■ **Requirement**
Every line below should be copied exactly; drop the pictures.

■ **Provided data**
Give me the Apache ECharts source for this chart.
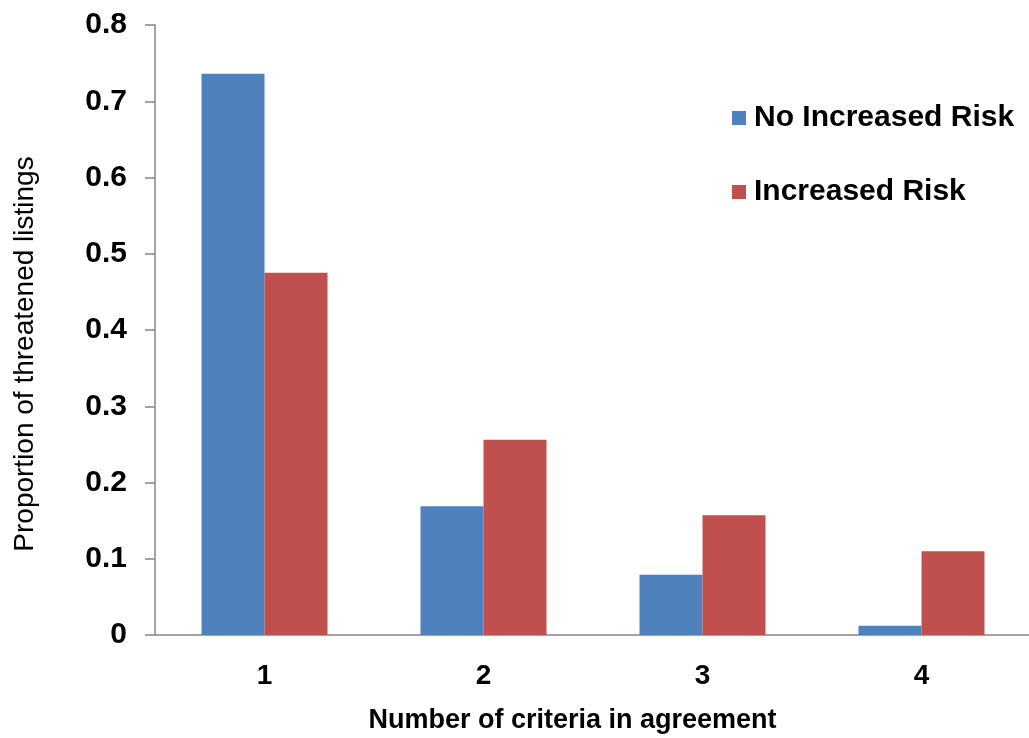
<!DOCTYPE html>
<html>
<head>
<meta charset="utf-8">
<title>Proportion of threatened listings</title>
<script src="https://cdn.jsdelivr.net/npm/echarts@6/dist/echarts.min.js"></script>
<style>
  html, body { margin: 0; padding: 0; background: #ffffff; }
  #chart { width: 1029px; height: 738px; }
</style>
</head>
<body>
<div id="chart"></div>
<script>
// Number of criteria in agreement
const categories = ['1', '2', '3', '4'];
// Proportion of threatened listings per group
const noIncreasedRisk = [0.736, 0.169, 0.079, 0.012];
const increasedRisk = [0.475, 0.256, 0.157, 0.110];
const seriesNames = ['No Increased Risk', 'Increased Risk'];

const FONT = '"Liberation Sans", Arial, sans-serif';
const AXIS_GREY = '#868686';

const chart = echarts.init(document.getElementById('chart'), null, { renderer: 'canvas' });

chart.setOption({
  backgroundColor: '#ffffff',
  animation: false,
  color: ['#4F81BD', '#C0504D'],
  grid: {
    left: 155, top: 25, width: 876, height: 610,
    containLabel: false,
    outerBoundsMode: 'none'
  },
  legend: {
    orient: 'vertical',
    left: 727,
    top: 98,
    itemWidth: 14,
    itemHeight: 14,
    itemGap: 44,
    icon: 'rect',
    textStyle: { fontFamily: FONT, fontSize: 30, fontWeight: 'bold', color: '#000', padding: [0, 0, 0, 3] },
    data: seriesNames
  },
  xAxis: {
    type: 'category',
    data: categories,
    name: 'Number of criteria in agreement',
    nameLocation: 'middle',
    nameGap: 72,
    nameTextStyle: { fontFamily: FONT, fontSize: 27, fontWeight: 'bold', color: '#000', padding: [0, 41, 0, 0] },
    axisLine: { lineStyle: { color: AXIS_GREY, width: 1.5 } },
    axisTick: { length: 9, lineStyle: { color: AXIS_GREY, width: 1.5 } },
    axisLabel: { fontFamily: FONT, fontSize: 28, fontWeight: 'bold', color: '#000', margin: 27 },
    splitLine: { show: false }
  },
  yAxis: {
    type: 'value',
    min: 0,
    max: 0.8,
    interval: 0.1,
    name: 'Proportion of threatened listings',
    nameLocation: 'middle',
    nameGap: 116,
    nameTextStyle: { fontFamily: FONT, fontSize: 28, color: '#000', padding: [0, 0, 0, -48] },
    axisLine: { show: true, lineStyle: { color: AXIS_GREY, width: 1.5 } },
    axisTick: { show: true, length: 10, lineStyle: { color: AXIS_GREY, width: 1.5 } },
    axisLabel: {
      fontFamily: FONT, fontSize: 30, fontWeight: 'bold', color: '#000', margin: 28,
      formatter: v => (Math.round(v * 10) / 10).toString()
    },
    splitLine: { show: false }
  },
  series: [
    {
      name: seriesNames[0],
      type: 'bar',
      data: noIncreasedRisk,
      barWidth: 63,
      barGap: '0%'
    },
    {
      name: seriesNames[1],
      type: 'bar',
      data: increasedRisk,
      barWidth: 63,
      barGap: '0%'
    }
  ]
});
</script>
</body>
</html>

■ **Answer for this exercise**
Give me the Apache ECharts source for this chart.
<!DOCTYPE html>
<html>
<head>
<meta charset="utf-8">
<title>Proportion of threatened listings</title>
<script src="https://cdn.jsdelivr.net/npm/echarts@6/dist/echarts.min.js"></script>
<style>
  html, body { margin: 0; padding: 0; background: #ffffff; }
  #chart { width: 1029px; height: 738px; }
</style>
</head>
<body>
<div id="chart"></div>
<script>
// Number of criteria in agreement
const categories = ['1', '2', '3', '4'];
// Proportion of threatened listings per group
const noIncreasedRisk = [0.736, 0.169, 0.079, 0.012];
const increasedRisk = [0.475, 0.256, 0.157, 0.110];
const seriesNames = ['No Increased Risk', 'Increased Risk'];

const FONT = '"Liberation Sans", Arial, sans-serif';
const AXIS_GREY = '#868686';

const chart = echarts.init(document.getElementById('chart'), null, { renderer: 'canvas' });

chart.setOption({
  backgroundColor: '#ffffff',
  animation: false,
  color: ['#4F81BD', '#C0504D'],
  grid: {
    left: 155, top: 25, width: 876, height: 610,
    containLabel: false,
    outerBoundsMode: 'none'
  },
  legend: {
    orient: 'vertical',
    left: 727,
    top: 98,
    itemWidth: 14,
    itemHeight: 14,
    itemGap: 44,
    icon: 'rect',
    textStyle: { fontFamily: FONT, fontSize: 30, fontWeight: 'bold', color: '#000', padding: [0, 0, 0, 3] },
    data: seriesNames
  },
  xAxis: {
    type: 'category',
    data: categories,
    name: 'Number of criteria in agreement',
    nameLocation: 'middle',
    nameGap: 72,
    nameTextStyle: { fontFamily: FONT, fontSize: 27, fontWeight: 'bold', color: '#000', padding: [0, 41, 0, 0] },
    axisLine: { lineStyle: { color: AXIS_GREY, width: 1.5 } },
    axisTick: { length: 9, lineStyle: { color: AXIS_GREY, width: 1.5 } },
    axisLabel: { fontFamily: FONT, fontSize: 28, fontWeight: 'bold', color: '#000', margin: 27 },
    splitLine: { show: false }
  },
  yAxis: {
    type: 'value',
    min: 0,
    max: 0.8,
    interval: 0.1,
    name: 'Proportion of threatened listings',
    nameLocation: 'middle',
    nameGap: 116,
    nameTextStyle: { fontFamily: FONT, fontSize: 28, color: '#000', padding: [0, 0, 0, -48] },
    axisLine: { show: true, lineStyle: { color: AXIS_GREY, width: 1.5 } },
    axisTick: { show: true, length: 10, lineStyle: { color: AXIS_GREY, width: 1.5 } },
    axisLabel: {
      fontFamily: FONT, fontSize: 30, fontWeight: 'bold', color: '#000', margin: 28,
      formatter: v => (Math.round(v * 10) / 10).toString()
    },
    splitLine: { show: false }
  },
  series: [
    {
      name: seriesNames[0],
      type: 'bar',
      data: noIncreasedRisk,
      barWidth: 63,
      barGap: '0%'
    },
    {
      name: seriesNames[1],
      type: 'bar',
      data: increasedRisk,
      barWidth: 63,
      barGap: '0%'
    }
  ]
});
</script>
</body>
</html>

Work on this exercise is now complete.